Hi Guys! If I create a logger with pretty_env_logger, and apply it to create error log once the response code is 500, then my service performance drops from 11.500 req / sec to 8.000 req / sec. Do you have any advice? This is my code
Does your performance only drop that much when all of those requests are internal server errors, or does the performance also drop by just having that condition in your code, even though none of the request actually log anything?
Actually in my test I just have 200OK, and the performance dropped. By for a few hours I have been trying to figure it out, and one silly possibility is my laptop battery power mode. So maybe, its just something different. I need to get a server to test it out. But thank you!
All in all I do not know what is the reason of my performance drop. Now its vary between 6.000-9.000 req per sec. But in the early morning with the same code it was 11.000 req / sec. Soo strange. But I guess its not related to the logging.
I need to check. But without logging and tracing at all, the performance still vary between the same range. And thats really annoying, because yesterday the same wrk test using the same docker containers showed consistently 10.500 req / sec - 11.500 req / sec.
@alice I got something interesting. After my checks I removed completely all the logging codes, even I removed pretty_env_logger and log crated from my Cargo.toml. So removed everything from my code related to logging. And the performance was the same, dropped to ~8.000 req / sec.

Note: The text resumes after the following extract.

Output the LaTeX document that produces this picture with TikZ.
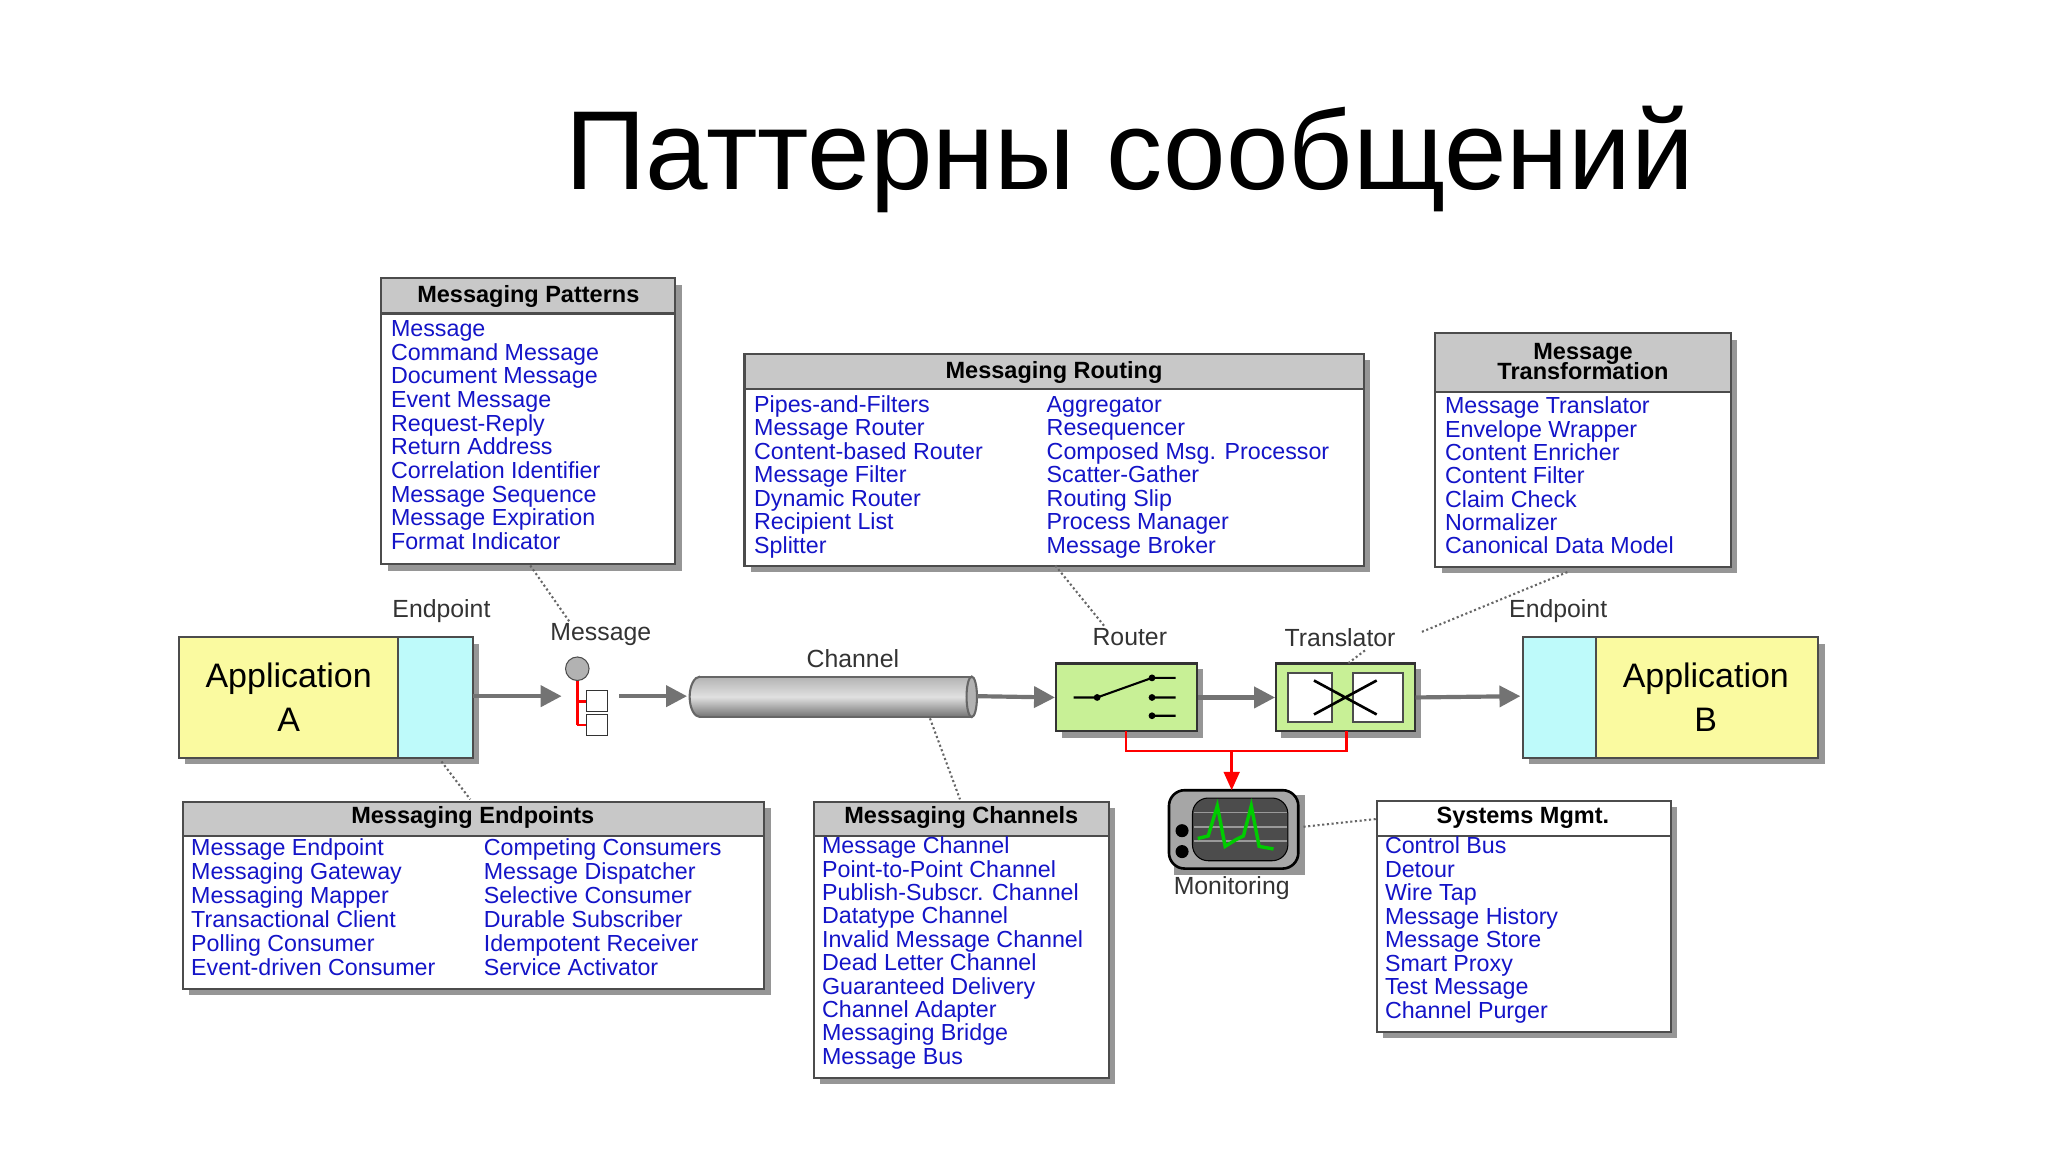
\documentclass[tikz,border=0pt]{standalone}
\usepackage{fontspec}
\setmainfont{Liberation Sans}
\usetikzlibrary{arrows.meta,shapes.geometric}
\definecolor{lnk}{RGB}{20,20,200}
\definecolor{hdr}{RGB}{200,200,200}
\definecolor{ylw}{RGB}{250,250,160}
\definecolor{cyn}{RGB}{190,250,250}
\definecolor{grn}{RGB}{200,240,150}
\definecolor{shd}{RGB}{150,150,150}
\tikzset{
 item/.style={anchor=west,inner sep=0pt,text=lnk,text height=6.5pt,text depth=1.8pt,font=\fontsize{8.9}{9}\selectfont},
 head/.style={inner sep=0pt,font=\bfseries\fontsize{9}{9.5}\selectfont,align=center},
 lbl/.style={inner sep=0pt,font=\fontsize{9.5}{10}\selectfont,text=black!80},
 flow/.style={draw=black!55,line width=1.6pt,-{Triangle[length=8pt,width=8pt]}},
 dots/.style={draw=black!60,densely dotted,line width=0.8pt},
 redl/.style={draw=red,line width=1pt},
}
\newcommand{\pbox}[6]{% name x1 y1 x2 y2 yh
 \fill[shd] (#2+5,#3+5) rectangle (#4+5,#5+5);
 \draw[fill=white,line width=0.8pt,draw=black!70] (#2,#3) rectangle (#4,#5);
 \draw[fill=hdr,line width=0.8pt,draw=black!70] (#2,#3) rectangle (#4,#6);
 \node[coordinate] (#1) at ({(#2+#4)/2},{(#3+#5)/2}) {};
}
\begin{document}
\begin{tikzpicture}[x=0.5pt,y=-0.5pt]
\useasboundingbox (0,0) rectangle (1568,882);
\node[inner sep=0pt,font=\fontsize{43}{48}\selectfont] (title) at (865,122) {Паттерны сообщений};

% Messaging Patterns
\pbox{mp}{292}{213}{517}{432}{240}
\node[head] (mph) at (404.5,227) {Messaging Patterns};
\foreach \t [count=\i from 0] in {Message,Command Message,Document Message,Event Message,Request-Reply,Return Address,Correlation Identifier,Message Sequence,Message Expiration,Format Indicator}
 \node[item] (mp\i) at (299,{253+\i*18.1}) {\t};

% Messaging Routing
\pbox{mr}{570}{271}{1044}{433}{298}
\node[head] (mrh) at (807,285) {Messaging Routing};
\foreach \t [count=\i from 0] in {Pipes-and-Filters,Message Router,Content-based Router,Message Filter,Dynamic Router,Recipient List,Splitter}
 \node[item] (mra\i) at (577,{311+\i*18}) {\t};
\foreach \t [count=\i from 0] in {Aggregator,Resequencer,Composed Msg. Processor,Scatter-Gather,Routing Slip,Process Manager,Message Broker}
 \node[item] (mrb\i) at (801,{311+\i*18}) {\t};

% Message Transformation
\pbox{mt}{1099}{255}{1325}{434}{300}
\node[head] (mth) at (1212,277) {Message\\[-2pt]Transformation};
\foreach \t [count=\i from 0] in {Message Translator,Envelope Wrapper,Content Enricher,Content Filter,Claim Check,Normalizer,Canonical Data Model}
 \node[item] (mt\i) at (1106,{312+\i*17.9}) {\t};

% Messaging Endpoints
\pbox{me}{140}{614}{585}{757}{640}
\node[head] (meh) at (362,626) {Messaging Endpoints};
\foreach \t [count=\i from 0] in {Message Endpoint,Messaging Gateway,Messaging Mapper,Transactional Client,Polling Consumer,Event-driven Consumer}
 \node[item] (mea\i) at (146,{650+\i*18.4}) {\t};
\foreach \t [count=\i from 0] in {Competing Consumers,Message Dispatcher,Selective Consumer,Durable Subscriber,Idempotent Receiver,Service Activator}
 \node[item] (meb\i) at (370,{650+\i*18.4}) {\t};

% Messaging Channels
\pbox{mc}{623}{614}{849}{825}{640}
\node[head] (mch) at (736,626) {Messaging Channels};
\foreach \t [count=\i from 0] in {Message Channel,Point-to-Point Channel,Publish-Subscr. Channel,Datatype Channel,Invalid Message Channel,Dead Letter Channel,Guaranteed Delivery,Channel Adapter,Messaging Bridge,Message Bus}
 \node[item] (mc\i) at (629,{649+\i*17.9}) {\t};

% Systems Mgmt
\fill[shd] (1059,618) rectangle (1284,795);
\draw[fill=white,line width=0.8pt,draw=black!70] (1054,613) rectangle (1279,790);
\draw[line width=0.8pt,draw=black!70] (1054,640) -- (1279,640);
\node[coordinate] (sm) at (1166,700) {};
\node[head] (smh) at (1166,626) {Systems Mgmt.};
\foreach \t [count=\i from 0] in {Control Bus,Detour,Wire Tap,Message History,Message Store,Smart Proxy,Test Message,Channel Purger}
 \node[item] (sm\i) at (1060,{649+\i*18}) {\t};

% Application A
\fill[shd] (142,493) rectangle (367,585);
\draw[fill=ylw,line width=0.8pt,draw=black!70] (137,488) rectangle (305,580);
\draw[fill=cyn,line width=0.8pt,draw=black!70] (305,488) rectangle (362,580);
\node[coordinate] (appA) at (362,533) {};
\node[inner sep=0pt,align=center,font=\fontsize{13}{17}\selectfont] (appAt) at (221,534) {Application\\A};
\node[lbl] (epA) at (338,468) {Endpoint};
% Application B
\fill[shd] (1171,493) rectangle (1397,585);
\draw[fill=cyn,line width=0.8pt,draw=black!70] (1166,488) rectangle (1222,580);
\draw[fill=ylw,line width=0.8pt,draw=black!70] (1222,488) rectangle (1392,580);
\node[coordinate] (appB) at (1164,533) {};
\node[inner sep=0pt,align=center,font=\fontsize{13}{17}\selectfont] (appBt) at (1306,534) {Application\\B};
\node[lbl] (epB) at (1193,468) {Endpoint};

% Message icon
\node[lbl] (msgl) at (460,486) {Message};
\draw[redl] (442,512) -- (442,555) (442,537) -- (450,537) (442,555) -- (450,555);
\node[circle,draw=black!70,fill=black!30,minimum size=9pt,inner sep=0pt] (msgc) at (442,512) {};
\node[draw=black!80,fill=white,minimum size=8pt,inner sep=0pt] (msgs1) at (457,537) {};
\node[draw=black!80,fill=white,minimum size=8pt,inner sep=0pt] (msgs2) at (457,555) {};
\node[coordinate] (msgin) at (430,533) {};
\node[coordinate] (msgout) at (474,533) {};

% Channel
\node[lbl] (chl) at (653,504) {Channel};
\shade[top color=black!30,bottom color=black!55,middle color=black!12] (536,533.5) ellipse (8 and 15.5);
\shade[top color=black!30,bottom color=black!55,middle color=black!12] (536,518) rectangle (744,549);
\draw[black!60,line width=0.8pt] (536,518) -- (744,518) (536,549) -- (744,549);
\draw[black!60,line width=0.8pt] (536,518) arc[start angle=270,delta angle=-180,x radius=8,y radius=15.5];
\draw[black!60,fill=black!30,line width=0.8pt] (744,533.5) ellipse (4 and 15.5);
\node[coordinate] (chin) at (526,533) {};
\node[coordinate] (chout) at (748,533) {};

% Router
\fill[shd] (813,512) rectangle (921,565);
\node[draw=black!80,fill=grn,line width=0.8pt,minimum width=54pt,minimum height=26pt,inner sep=0pt] (router) at (862.5,534) {};
\node[lbl] (routl) at (865,488) {Router};
\draw[line width=0.8pt] (822,534) -- (840,534) -- (882,519) (882,519)--(900,519) (882,534)--(900,534) (882,548)--(900,548);
\foreach \yy in {519,534,548} \fill (882,\yy) circle (2.6);
\fill (840,534) circle (2.6);

% Translator
\fill[shd] (981,512) rectangle (1088,565);
\node[draw=black!80,fill=grn,line width=0.8pt,minimum width=53pt,minimum height=26pt,inner sep=0pt] (transl) at (1030,534) {};
\node[lbl] (transll) at (1026,488) {Translator};
\draw[fill=white,draw=black!70,line width=0.8pt] (986,515) rectangle (1020,553) (1036,515) rectangle (1074,553);
\draw[line width=1pt] (1006,521) -- (1054,547) (1006,547) -- (1054,521);

% Monitoring
\fill[shd] (899,609) rectangle (999,670);
\draw[fill=black!35,rounded corners=6pt,line width=1pt] (895,605) rectangle (994,665);
\node[coordinate] (mon) at (943,605) {};
\draw[fill=black!70,rounded corners=6pt] (913,611) rectangle (986,659);
\foreach \yy in {622,633,644} \draw[black!40,line width=0.6pt] (914,\yy) -- (985,\yy);
\draw[green!80!black,line width=1.3pt] (917,642) -- (925,640) -- (932,617) -- (938,648) -- (946,643) -- (952,640) -- (958,617) -- (964,648) -- (975,650);
\fill (905,636) circle (5) (905,652) circle (5);
\node[lbl] (monl) at (943,680) {Monitoring};

% flows
\draw[flow] (appA) -- (msgin);
\draw[flow] (msgout) -- (chin);
\draw[flow] (chout) -- (router.west);
\draw[flow] (router.east) -- (transl.west);
\draw[flow] (transl.east) -- (appB);
\draw[redl] (862,560) -- (862,575) -- (1031,575) -- (1031,560);
\draw[redl,-{Triangle[length=7pt,width=6pt]}] (943,575) -- (mon);

% dotted pointers
\draw[dots] (406,433) -- (436,476);
\draw[dots] (808,433) -- (846,480);
\draw[dots] (1200,438) -- (1088,484);
\draw[dots] (1045,498) -- (1032,508);
\draw[dots] (338,583) -- (360,612);
\draw[dots] (712,550) -- (735,612);
\draw[dots] (998,633) -- (1054,627);
\end{tikzpicture}
\end{document}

And now I did a test. I used the same binary, but I started it with this:
RUST_LOG=trace ./target/release/api
And the performance gained back to 11.000 req / sec. The same code, the same binary, in the binary there is no logging at all, even there is no logging crates - in my code. And somehow this modifies the behavior of the crates related to my project.

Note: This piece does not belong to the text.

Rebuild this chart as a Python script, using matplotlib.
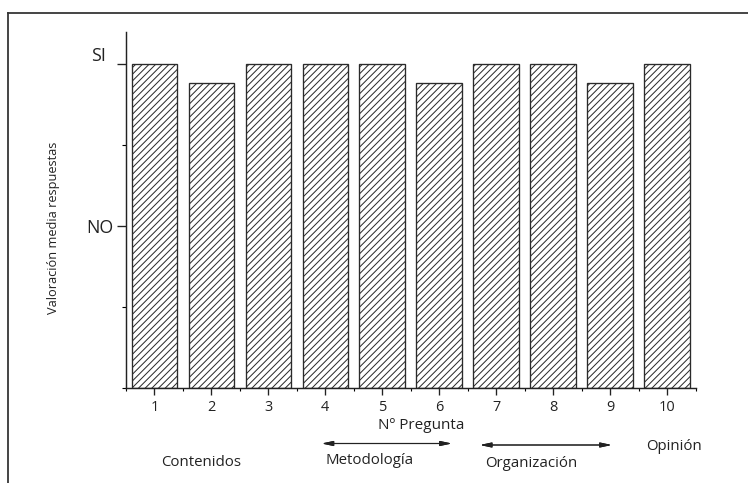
import numpy as np
import matplotlib
matplotlib.use("Agg")
import matplotlib.pyplot as plt
import matplotlib.transforms as mtransforms
from matplotlib.lines import Line2D

# data
preguntas = [1, 2, 3, 4, 5, 6, 7, 8, 9, 10]
valoracion = [2.0, 1.88, 2.0, 2.0, 2.0, 1.88, 2.0, 2.0, 1.88, 2.0]
y_ticks = [1, 2]
y_labels = ["NO", "SI"]
bloques = ["Contenidos", "Metodología", "Organización", "Opinión"]

W, H, DPI = 748, 483, 80
plt.rcParams['font.family'] = ['Open Sans', 'DejaVu Sans']
plt.rcParams['hatch.linewidth'] = 0.9

fig = plt.figure(figsize=(W / DPI, H / DPI), dpi=DPI)


def fx(px):
    return px / W


def fy(py):
    # pixel measured from the top
    return 1 - py / H


ax = fig.add_axes([fx(126), fy(387.7), fx(695.5) - fx(126), fy(31.7) - fy(387.7)])

ax.bar(preguntas, valoracion, width=0.8, facecolor="white", edgecolor="#2a2a2a",
       linewidth=1.2, hatch="////")

ax.set_xlim(0.5, 10.5)
ax.set_ylim(0, 2.2)
for s in ["top", "right"]:
    ax.spines[s].set_visible(False)
for s in ["left", "bottom"]:
    ax.spines[s].set_linewidth(1.3)
    ax.spines[s].set_color("#222222")

ax.set_xticks(preguntas)
ax.set_xticks(np.arange(0.5, 11, 1), minor=True)
ax.set_yticks(y_ticks)
ax.set_yticklabels(y_labels)
ax.set_yticks([0, 0.5, 1.5], minor=True)
ax.tick_params(axis="x", which="major", length=6.5, width=1.2, labelsize=13, pad=5)
ax.tick_params(axis="x", which="minor", length=3, width=1.0)
ax.tick_params(axis="y", which="major", length=8, width=1.2, labelsize=16, pad=3)
ax.tick_params(axis="y", which="minor", length=3.5, width=1.0)
ax.tick_params(colors="#222222")

# the SI label sits above and left of its tick in the original
off = mtransforms.ScaledTranslation(-8 / DPI, 10 / DPI, fig.dpi_scale_trans)
for lab in ax.get_yticklabels():
    if lab.get_text() == "SI":
        lab.set_transform(lab.get_transform() + off)

fig.text(fx(54), fy(228), "Valoración media respuestas", rotation=90,
         ha="center", va="center", fontsize=11.5, color="#222222")
fig.text(fx(421), fy(429.3), "Nº Pregunta", ha="center", va="baseline",
         fontsize=13.7, color="#222222")

# block labels under the axis
fig.text(fx(201), fy(466), bloques[0], ha="center", va="baseline", fontsize=13.5, color="#222222")
fig.text(fx(370), fy(464.5), bloques[1], ha="center", va="baseline", fontsize=13.5, color="#222222")
fig.text(fx(531.5), fy(467), bloques[2], ha="center", va="baseline", fontsize=13.5, color="#222222")
fig.text(fx(674), fy(450), bloques[3], ha="center", va="baseline", fontsize=13.5, color="#222222")

arrow = dict(arrowstyle="<|-|>,head_length=0.7,head_width=0.15", color="#222222",
             lw=1.0, mutation_scale=12, shrinkA=0, shrinkB=0)
fig.add_artist(plt.annotate("", xy=(fx(451.7), fy(443.5)), xytext=(fx(321.7), fy(443.5)),
                            xycoords="figure fraction", arrowprops=arrow))
fig.add_artist(plt.annotate("", xy=(fx(611.7), fy(445)), xytext=(fx(480), fy(445)),
                            xycoords="figure fraction", arrowprops=arrow))

# frame: only top and left edges are visible in the picture
fig.add_artist(Line2D([fx(8), 1.0], [fy(13), fy(13)], transform=fig.transFigure,
                      color="#333333", lw=1.6))
fig.add_artist(Line2D([fx(8), fx(8)], [fy(13), 0.0], transform=fig.transFigure,
                      color="#333333", lw=1.6))

fig.savefig("out.png", dpi=DPI, facecolor="white")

Or maybe not... I checked again, and without that trick, now I constant have 11K req/sec performance. The only strange thing, if I run that binary directly from bash, I have 11K req/sec performance, if I put it in a docker container, but using the same port and etc, the same wrk test drops to 8K req/sec. But I saw 11K performance using it in a docker container yesterday. I have no idea whats going on. But 20-25% performance difference should mean something, and Docker should not burn that 20%.
To tell the truth I find it a bit too difficult to follow which number was produced in which scenario. I just wanted to make sure that the drop you see is not related to Docker and the way you're viewing/collecting log messages. We still want to generate as many log messages as we can (trace) while discarding all of them to measure how expensive it is to construct them.
There's definitely a performance hit. Depending on what you need you can try:
use tracing instead of logging and see if its sink implementation performs better than your logging backend
limit tracing to your program, ignoring traces from the dependencies (RUST_LOG=api=trace)
if you're in control of logging, some log messages might be too heavyweight/produce too much data so you can try to limit their size
I'm afraid not. I wouldn't expect the redirection to reduce the performance. Perhaps it's the environment that's changing, background processes, etc. Difficult to say without running multiple tests over longer period of time.